Required task: Each line containing the word "with" should be found and copied.
-- Start --
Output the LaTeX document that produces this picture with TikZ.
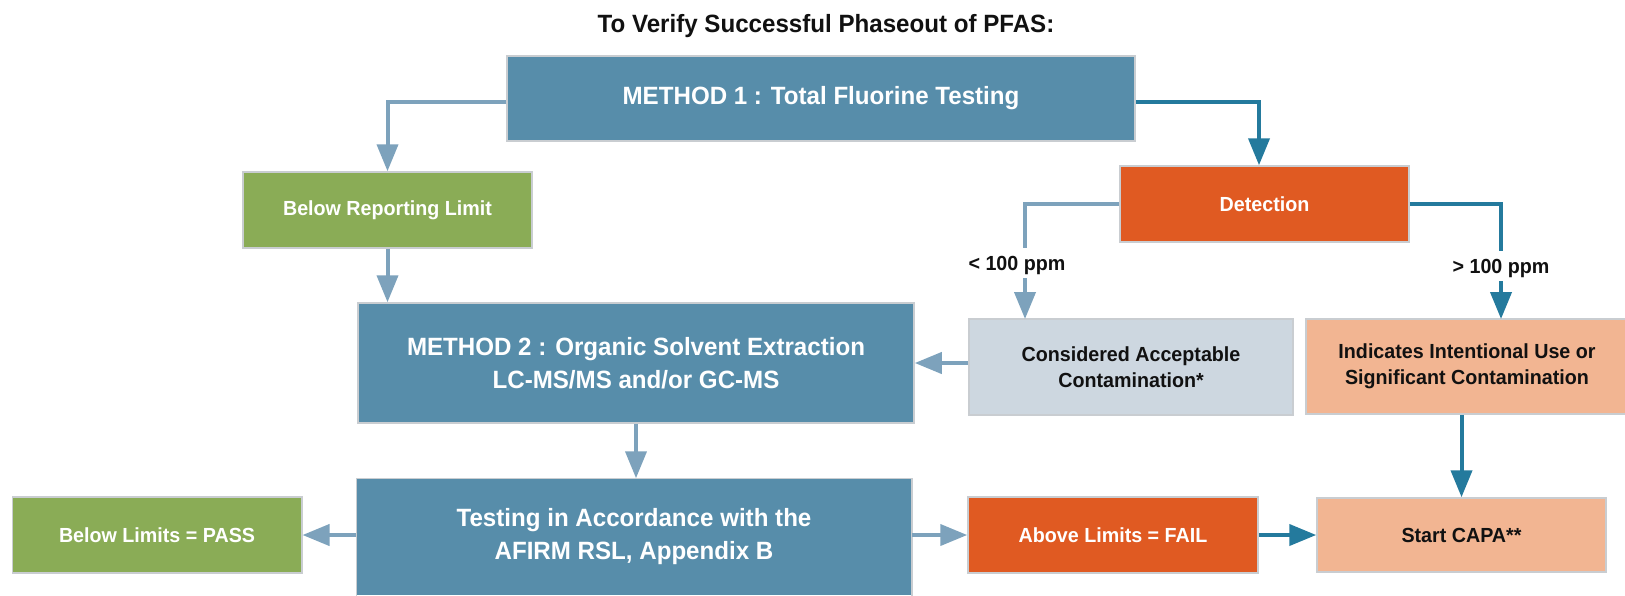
\documentclass[tikz,border=0pt]{standalone}
\usepackage{fontspec}
\setmainfont{Liberation Sans}[FakeStretch=0.965]
\usetikzlibrary{arrows.meta}
\definecolor{steel}{HTML}{578DAA}
\definecolor{leaf}{HTML}{8AAC56}
\definecolor{rust}{HTML}{E05A22}
\definecolor{mist}{HTML}{CDD7E0}
\definecolor{peach}{HTML}{F2B592}
\definecolor{boxline}{HTML}{C9CDD1}
\definecolor{arrowlite}{HTML}{7DA2BC}
\definecolor{arrowdark}{HTML}{247A9D}
\definecolor{ink}{HTML}{111111}
\begin{document}
\begin{tikzpicture}[x=0.5pt,y=-0.5pt,
  box/.style={draw=boxline, line width=0.75pt, inner sep=0pt, align=center},
  big/.style={font=\fontsize{12.5}{16.5}\selectfont\bfseries},
  small/.style={font=\fontsize{10.2}{13}\selectfont\bfseries},
  lite/.style={draw=arrowlite, line width=2pt, -{Triangle[length=13.5pt,width=10.5pt]}},
  dark/.style={draw=arrowdark, line width=2pt, -{Triangle[length=13.5pt,width=10.5pt]}},
  lbl/.style={fill=white, inner xsep=1pt, inner ysep=3.9pt, text height=7.3pt, text depth=0pt, text=ink, font=\fontsize{10.2}{13}\selectfont\bfseries}]
\useasboundingbox (0,0) rectangle (1625,595);

\node[anchor=base, text=ink, font=\fontsize{12.5}{15}\selectfont\bfseries] (title) at (826,32) {To Verify Successful Phaseout of PFAS:};

\node[box, big, fill=steel, text=white, minimum width=314pt, minimum height=42.5pt] (m1) at (821,98.5) {METHOD 1 : Total Fluorine Testing};
\node[box, small, fill=leaf, text=white, minimum width=144.5pt, minimum height=38pt] (br) at (387.5,210) {Below Reporting Limit};
\node[box, small, fill=rust, text=white, minimum width=144.5pt, minimum height=38pt] (det) at (1264.5,204) {Detection};
\node[box, big, fill=steel, text=white, minimum width=278pt, minimum height=60pt] (m2) at (636,363) {METHOD 2 : Organic Solvent Extraction\\LC-MS/MS and/or GC-MS};
\node[box, small, fill=mist, text=ink, minimum width=162pt, minimum height=48pt] (cons) at (1131,367) {Considered Acceptable\\Contamination*};
\node[box, small, fill=peach, text=ink, minimum width=161pt, minimum height=47.5pt] (ind) at (1467,366.5) {Indicates Intentional Use or\\Significant Contamination};
\node[box, big, draw=none, fill=steel, text=white, minimum width=277pt, minimum height=58pt] (tst) at (634,537) {Testing in Accordance with the\\AFIRM RSL, Appendix B};
\draw[boxline, line width=0.75pt] (tst.south west) -- (tst.north west) -- (tst.north east) -- (tst.south east);
\node[box, small, fill=leaf, text=white, minimum width=144.75pt, minimum height=38pt] (pass) at (157,535) {Below Limits = PASS};
\node[box, small, fill=rust, text=white, minimum width=145pt, minimum height=38pt] (above) at (1113,535) {Above Limits = FAIL};
\node[box, small, fill=peach, text=ink, minimum width=144.5pt, minimum height=37pt] (capa) at (1461.5,535) {Start CAPA**};

\coordinate (lt) at (1025,319);
\coordinate (rt) at (1501,319);

\draw[lite] ([yshift=-1.5pt]m1.west) -| (br.north);
\draw[dark] ([yshift=-1.5pt]m1.east) -| ([xshift=-2.75pt]det.north);
\draw[lite] (br.south) -- (br.south |- m2.north);
\draw[lite] (det.west) -| (lt);
\draw[dark] (det.east) -| (rt);
\draw[lite] (cons.west |- m2.east) -- (m2.east);
\draw[lite] (m2.south) -- (m2.south |- tst.north);
\draw[lite] (tst.west |- pass.east) -- (pass.east);
\draw[lite] (tst.east |- above.west) -- (above.west);
\draw[dark] (capa.north |- ind.south) -- (capa.north);
\draw[dark] (above.east) -- (above.east -| capa.west);

\node[lbl] (lowlbl) at (1017,263) {< 100 ppm};
\node[lbl] (highlbl) at (1501,266) {> 100 ppm};
\end{tikzpicture}
\end{document}
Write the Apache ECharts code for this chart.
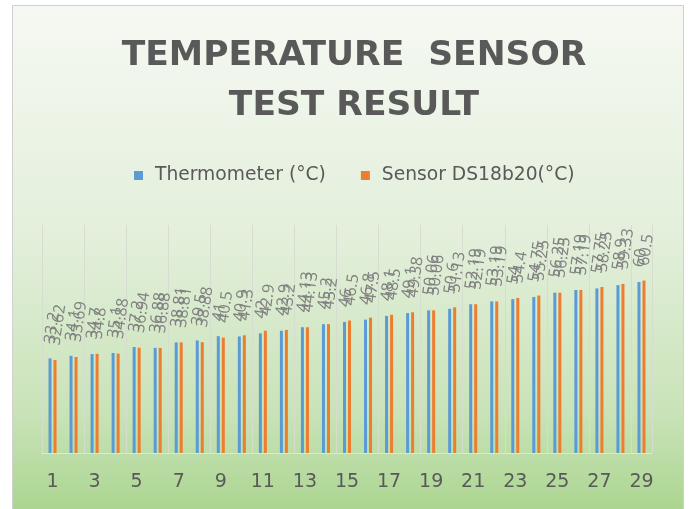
<!DOCTYPE html>
<html>
<head>
<meta charset="utf-8">
<script src="https://cdn.jsdelivr.net/npm/echarts@6/dist/echarts.min.js"></script>
<style>
  html, body { margin: 0; padding: 0; background: #fff; }
  #chart { width: 693px; height: 509px; }
</style>
</head>
<body>
<div id="chart"></div>
<script>
const categories = ["1","2","3","4","5","6","7","8","9","10","11","12","13","14","15",
  "16","17","18","19","20","21","22","23","24","25","26","27","28","29"];
const thermometer = [33.2, 34.1, 34.7, 35.1, 37.2, 36.88, 38.81, 39.5, 41.0, 40.9, 42.0, 42.9, 44.13, 45.2, 46.0,
  46.8, 48.1, 49.1, 50.06, 50.6, 52.19, 53.19, 54.0, 54.75, 56.25, 57.19, 57.75, 58.9, 60];
const sensor = [32.62, 33.69, 34.8, 34.88, 36.94, 36.88, 38.81, 38.88, 40.5, 41.3, 42.9, 43.2, 44.13, 45.2, 46.5,
  47.5, 48.5, 49.38, 50.06, 51.13, 52.19, 53.19, 54.4, 55.25, 56.25, 57.19, 58.25, 59.33, 60.5];

const chart = echarts.init(document.getElementById("chart"));
const font = "DejaVu Sans";
const labelStyle = {
  show: true,
  position: "top",
  distance: 15,
  rotate: 82,
  align: "left",
  verticalAlign: "middle",
  fontFamily: "Open Sans",
  fontSize: 16,
  color: "#808080"
};

chart.setOption({
  animation: false,
  graphic: [{
    type: "rect",
    z: -10,
    silent: true,
    shape: { x: 12.5, y: 5.5, width: 671, height: 510 },
    style: {
      stroke: "#d0d0d0",
      lineWidth: 1,
      fill: new echarts.graphic.LinearGradient(0, 0, 0, 1, [
        { offset: 0, color: "#f6f9f3" },
        { offset: 0.45, color: "#e3efdb" },
        { offset: 0.8, color: "#c9e3b8" },
        { offset: 1, color: "#a9d48e" }
      ])
    }
  }],
  title: {
    text: "TEMPERATURE  SENSOR\nTEST RESULT",
    left: 354,
    top: 31,
    padding: 0,
    textAlign: "center",
    textStyle: {
      fontFamily: font,
      fontWeight: "bold",
      fontSize: 34.5,
      lineHeight: 50,
      color: "#595959"
    }
  },
  legend: {
    top: 161,
    left: 129,
    icon: "rect",
    itemWidth: 9,
    itemHeight: 9,
    itemGap: 35,
    textStyle: { fontFamily: font, fontSize: 18.7, color: "#595959", padding: [0, 0, 0, 7] },
    data: ["Thermometer (°C)", "Sensor DS18b20(°C)"]
  },
  grid: { left: 42, right: 41, top: 225, bottom: 56 },
  xAxis: {
    type: "category",
    data: categories,
    axisTick: { show: false },
    axisLine: { lineStyle: { color: "#dfe8d8" } },
    axisLabel: {
      interval: 1,
      margin: 20,
      fontFamily: font,
      fontSize: 19,
      color: "#595959"
    },
    splitLine: { show: true, lineStyle: { color: "#d6ddd0", width: 1 } }
  },
  yAxis: {
    type: "value",
    min: 0,
    max: 80,
    show: false,
    splitLine: { show: false }
  },
  series: [
    {
      name: "Thermometer (°C)",
      type: "bar",
      data: thermometer,
      barWidth: 3,
      barGap: "67%",
      itemStyle: { color: "#5b9bd5" },
      label: labelStyle
    },
    {
      name: "Sensor DS18b20(°C)",
      type: "bar",
      data: sensor,
      barWidth: 3,
      itemStyle: { color: "#ed7d31" },
      label: labelStyle
    }
  ]
});
</script>
</body>
</html>
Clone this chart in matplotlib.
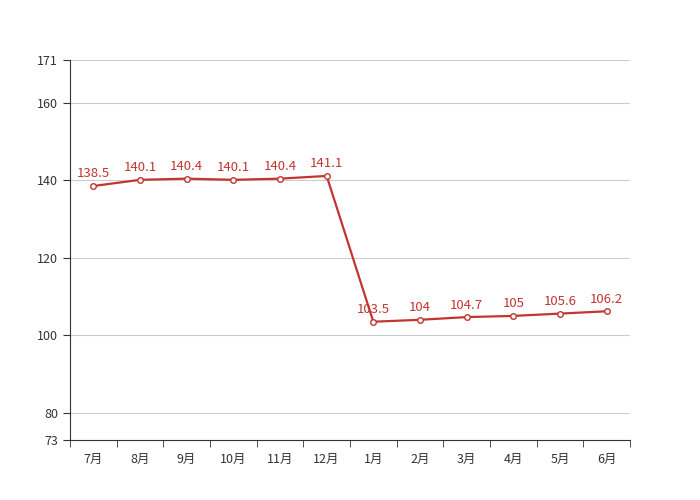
-- End --
Response:
Output the LaTeX document that produces this picture with TikZ.
\node[box, big, draw=none, fill=steel, text=white, minimum width=277pt, minimum height=58pt] (tst) at (634,537) {Testing in Accordance with the\\AFIRM RSL, Appendix B};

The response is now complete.